Here's a snapshot of the range; a little bit more close-up than yesterdays, from Google Maps satellite view.
I'm liking this more and more the more I think of it. The Douglas Mountain Boulevard is a jeep trail that traverses most of the desert portion of the "tail of the tadpole"; in fact, I had my route hiking over it. But why not just jeep it instead, and then take a few minutes to summit Zenobia Peak?
This way it avoids the worrisome desert hiking with uncertain water supplies (especially since August or early September is the best time to do the alpine section of the range—but the worst time to do the desert section.) It also avoids the equally worrisome crossing of the Green River canyon. And, since I really wanted to see the Gates of Lodore, it also gives me the opportunity—actually, its mandatory to do so—to drive right by it in the Browns Park area to get to my jump-off point out there in the east. Spending a few days in the subalpine High Bollies before I get all the way to the alpine Leidy Peak and beyond is also great for altitude acclimatization. And it avoids lots of road-walking, which I'd have to do almost exclusively out there in the far eastern spur.
A few minor notes:
- There's still more road-walking than I'd like in the subalpine eastern first couple of days or so. And a few cross-country short-cuts. Hopefully the bushwhacking isn't too brutal. As an aside, this is why I always hike in long pants; even on hot summer days. Get a nice light cloth, and you won't get overheated due to pants, but you want to avoid getting our legs scratched and cut all to pieces by rough bushwhacking and stuff.
- I took the King's Peak summit off the map, but if I'm right there on Anderson Pass anyway, there's no way I'm not going to do it. That adds nearly a mile and a half to hit the peak and then come back down—0.7 miles one way.
- Speaking of which, the route computes, according to caltopo, to exactly 189.99 miles.
- If I do this without resupplying, I'll need a lot of food. Luckily, the first few days are (relatively) a bit easier with the ups and downs and high elevation. Although it's nice to eliminate your weight, you don't want to get hungry before you're done.

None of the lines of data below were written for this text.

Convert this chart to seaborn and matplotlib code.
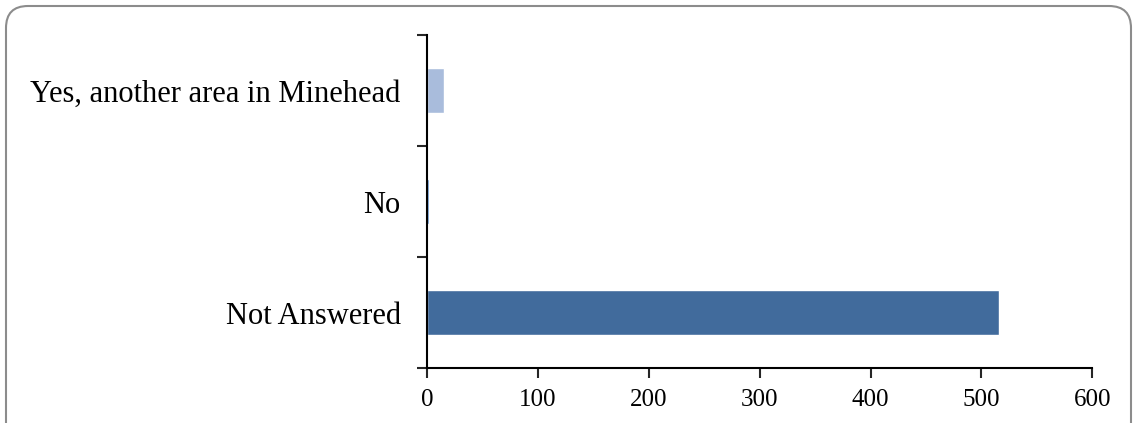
import matplotlib
matplotlib.use("Agg")
import matplotlib.pyplot as plt
import seaborn as sns
import pandas as pd
from matplotlib.patches import FancyBboxPatch

# --- DATA ---
categories = ["Yes, another area in Minehead", "No", "Not Answered"]
counts = [15, 2, 516]
bar_colors = ["#A9BCDC", "#3F7CC4", "#416B9C"]
x_ticks = [0, 100, 200, 300, 400, 500, 600]

df = pd.DataFrame({"answer": categories, "count": counts})

# --- PLOT ---
sns.set_style("white")
plt.rcParams["font.family"] = ["Liberation Serif", "DejaVu Serif"]

fig = plt.figure(figsize=(11.33, 4.23), dpi=100)
ax = fig.add_axes([0.377, 0.13, 0.587, 0.787])

sns.barplot(
    data=df, x="count", y="answer", hue="answer",
    palette=bar_colors, width=0.4, legend=False, ax=ax,
    saturation=1,
)

ax.set_xlim(0, 600)
ax.set_ylim(2.5, -0.5)
ax.set_xticks(x_ticks)
ax.set_xticklabels([str(v) for v in x_ticks], fontsize=18, color="black")
ax.set_yticks(range(len(categories)))
ax.set_yticklabels(categories, fontsize=22, color="black")
ax.tick_params(axis="y", length=0, pad=19)
ax.tick_params(axis="x", length=7, width=1.5, direction="out", pad=8, bottom=True)
# boundary ticks between categories on the y-axis
ax.set_yticks([-0.5, 0.5, 1.5, 2.5], minor=True)
ax.tick_params(axis="y", which="minor", length=7, width=1.5, direction="out", left=True)

ax.set_xlabel("")
ax.set_ylabel("")
sns.despine(ax=ax, top=True, right=True)
for s in ["left", "bottom"]:
    ax.spines[s].set_linewidth(1.5)
    ax.spines[s].set_color("black")

# rounded border around the chart, bottom edge runs off the image
border = FancyBboxPatch(
    (0.06, -1.0), 11.25, 5.17, transform=fig.dpi_scale_trans,
    boxstyle="round,pad=0,rounding_size=0.22",
    facecolor="none", edgecolor="#8C8C8C", linewidth=1.5,
)
fig.patches.append(border)

fig.savefig("out.png", dpi=100)
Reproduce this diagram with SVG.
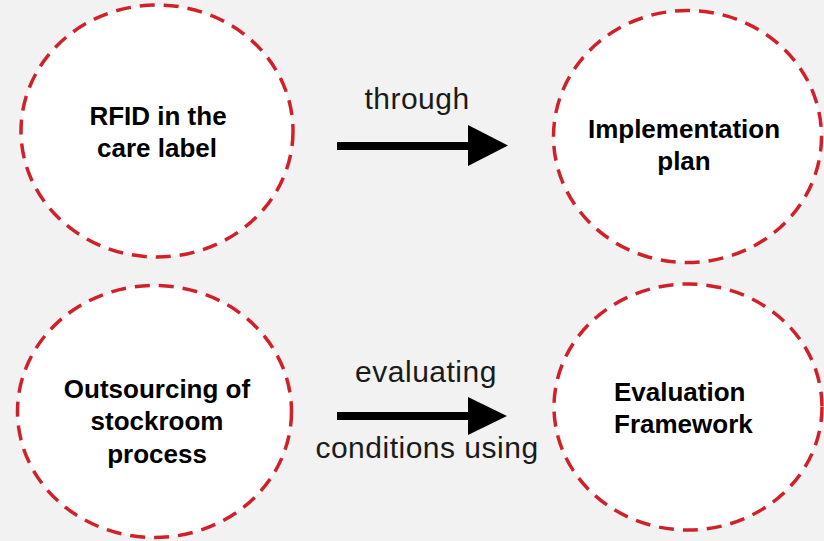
<svg xmlns="http://www.w3.org/2000/svg" width="824" height="541" viewBox="0 0 824 541">
<style>
.node{fill:#ffffff;stroke:#d0212b;stroke-width:3.5;stroke-dasharray:15 9}
.lbl{font-family:"Liberation Sans",Arial,sans-serif;font-weight:bold;font-size:26px;fill:#000;text-anchor:middle}
.elbl{font-family:"Liberation Sans",Arial,sans-serif;font-size:30px;letter-spacing:0.5px;fill:#1a1a1a;text-anchor:middle}
.shaft{stroke:#000;stroke-width:8;fill:none}
.head{fill:#000}
</style>
<rect width="824" height="541" fill="#f2f2f2"/>
<g id="node-rfid">
<ellipse class="node" cx="157" cy="131" rx="136" ry="126"/>
<text class="lbl" x="158" y="125">RFID in the</text>
<text class="lbl" x="157" y="157">care label</text>
</g>
<g id="node-implementation">
<ellipse class="node" cx="687.5" cy="136.5" rx="134" ry="126"/>
<text class="lbl" x="684" y="138">Implementation</text>
<text class="lbl" x="684" y="170">plan</text>
</g>
<g id="node-outsourcing">
<ellipse class="node" cx="154.5" cy="411.5" rx="137" ry="126"/>
<text class="lbl" x="157" y="398">Outsourcing of</text>
<text class="lbl" x="157" y="430">stockroom</text>
<text class="lbl" x="157" y="463">process</text>
</g>
<g id="node-evaluation">
<ellipse class="node" cx="688" cy="407" rx="134" ry="123"/>
<text class="lbl" x="614" y="401" style="text-anchor:start">Evaluation</text>
<text class="lbl" x="614" y="433" style="text-anchor:start">Framework</text>
</g>
<g id="connectors">
<line class="shaft" x1="337" y1="146" x2="470" y2="146"/>
<polygon class="head" points="468,125 508,145.5 468,166"/>
<text class="elbl" x="417" y="109">through</text>
<line class="shaft" x1="337" y1="416" x2="470" y2="416"/>
<polygon class="head" points="468,397 507,416 468,435"/>
<text class="elbl" x="426" y="382">evaluating</text>
<text class="elbl" x="427" y="458">conditions using</text>
</g>
</svg>
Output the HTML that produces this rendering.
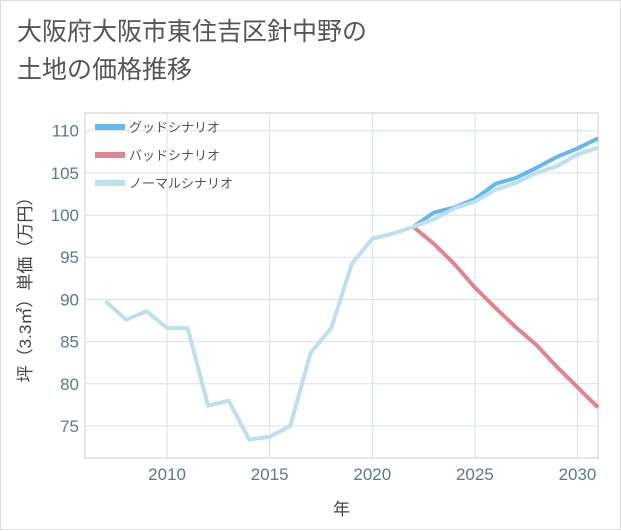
<!DOCTYPE html>
<html><head><meta charset="utf-8"><style>
body{margin:0;background:#fff;}
#wrap{position:relative;width:621px;height:530px;background:#fff;border:1px solid #ddd;box-sizing:border-box;font-family:"Liberation Sans","Noto Sans CJK JP",sans-serif;}
.title{position:absolute;left:16px;top:12px;font-size:25px;color:#555;line-height:38px;white-space:nowrap;}
</style></head><body>
<div id="wrap">
<div class="title">大阪府大阪市東住吉区針中野の<br>土地の価格推移</div>
<svg id="chart" width="621" height="530" style="position:absolute;left:0;top:0"></svg>
</div>
<script>
const years=[2007,2008,2009,2010,2011,2012,2013,2014,2015,2016,2017,2018,2019,2020,2021,2022,2023,2024,2025,2026,2027,2028,2029,2030,2031];
const normalVals=[89.8,87.6,88.6,86.6,86.6,77.4,78.0,73.4,73.7,75.0,83.7,86.6,94.2,97.2,97.8,98.6,99.5,100.8,101.6,103.0,103.8,105.0,105.8,107.2,108.0];
const futureYears=[2022,2023,2024,2025,2026,2027,2028,2029,2030,2031];
const goodVals=[98.6,100.3,100.9,101.9,103.7,104.4,105.6,106.9,107.9,109.1];
const badVals=[98.6,96.6,94.2,91.4,89.0,86.7,84.6,82.0,79.6,77.2];
const xTicks=[2010,2015,2020,2025,2030];
const yTicks=[75,80,85,90,95,100,105,110];
const L=84,R=597,T=112,B=457,x0=2006,x1=2031,y0=71.2,y1=112.1;
const X=v=>L+(v-x0)/(x1-x0)*(R-L);
const Y=v=>B-(v-y0)/(y1-y0)*(B-T);
const svg=document.getElementById('chart');
const NS='http://www.w3.org/2000/svg';
function mk(tag,attrs){const e=document.createElementNS(NS,tag);for(const k in attrs)e.setAttribute(k,attrs[k]);svg.appendChild(e);return e;}
let bg=mk('rect',{x:L,y:T,width:R-L,height:B-T,fill:'#fff',stroke:'#ccc'});


xTicks.forEach(t=>{
 let g=mk('line',{x1:X(t),x2:X(t),y1:T,y2:B,stroke:'#d6e2ea'});
 
 
 let tx=mk('text',{x:X(t),y:B+22,'text-anchor':'middle','font-size':17,fill:'#5a7a90'});
 tx.textContent=t;
 
 
});
yTicks.forEach(t=>{
 let g=mk('line',{x1:L,x2:R,y1:Y(t),y2:Y(t),stroke:'#d6e2ea'});
 
 
 let tx=mk('text',{x:L-6,y:Y(t)+6,'text-anchor':'end','font-size':17,fill:'#5a7a90'});
 tx.textContent=t;
 
 
});
let xt=mk('text',{x:(L+R)/2,y:514,'text-anchor':'middle','font-size':17,fill:'#444'});
xt.textContent='年';


let yt=mk('text',{x:0,y:0,'text-anchor':'middle','font-size':17,fill:'#444',transform:'translate(30,'+((T+B)/2)+') rotate(-90)'});
yt.textContent='坪（3.3㎡）単価（万円）';


function line(xs,vs,color,name){
 const p=mk('polyline',{points:xs.map((y,i)=>X(y)+','+Y(vs[i])).join(' '),fill:'none',stroke:color,'stroke-width':4,'stroke-linejoin':'round'});
 
 
}
line(futureYears,goodVals,'#64b8f0','good-scenario-line');
line(futureYears,badVals,'#de8690','bad-scenario-line');
line(years,normalVals,'#bde0ec','normal-scenario-line');
const leg=[['グッドシナリオ','#64b8f0'],['バッドシナリオ','#de8690'],['ノーマルシナリオ','#bde0ec']];
leg.forEach((l,i)=>{
 const y=126+i*28;
 let r=mk('rect',{x:94,y:y-3,width:30,height:6,fill:l[1]});
 
 
 let t=mk('text',{x:128,y:y+5,'font-size':13,fill:'#555'});
 t.textContent=l[0];
 
 
});
</script>
</body></html>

- I'm actually not sure that it can be done without resupplying, unless it's a real death march with long, hard days. To get the hike done in two weeks (14 days) I need to average just over 13.5 miles a day. That shouldn't be terrible, but it depends on a lot. I was hoping to average closer to 10. If I average closer to 15, I can shave another day and a half or so. I think the 2-weeks target is what I should plan on going for, and then get myself in really good shape to be able to easily hit a target of 15 miles a day. With the 2½ day buffer, I can take some time here and there to slow down and enjoy certain spots; the Deadhorse Lake area and Crater Lake in particular being two that I wanted to do.
- Although the Chepeta trail head is almost exactly halfway, and the trail does hit the road right there (last time before diving into the High Uintas Wilderness and crossing no roads at all until SR-150 far to the west.) If I can have someone meet me there, or even find a way to cache some food somehow, that would make a perfect resupply point, keeping my pack weights due to food reasonable. I even marked that with a third car marker and split the route into an East and West half at this point.
- I could also, if I had someone friendly enough to do so, get a last minute resupply at 191 and the Highline Trailhead. I'd still have two nights out after that, and it could keep my pack even further down. But, in order for that to work, someone would have to be willing to meet me there and hang around.
- I could actually, if I needed to, shave a little bit of time and miles off the route. I added a Red Castle area detour that I could cancel if I needed to, and in Rock Creek Basin, I left trail 025 to go explore the lakes on trail 122; and then I even went off-trail to explore a bit more (Reconnaissance Lake in particular.) While it'd be a bummer to cancel these scenic detours, it's nice to have the option if I need them. If I get holed up due to bad weather and fall behind schedule, or for whatever other reason need.
- And if worse comes to worst, there are several bail-out points along the way; 191, 150, Hacking Lake, Chepeta Lake, etc.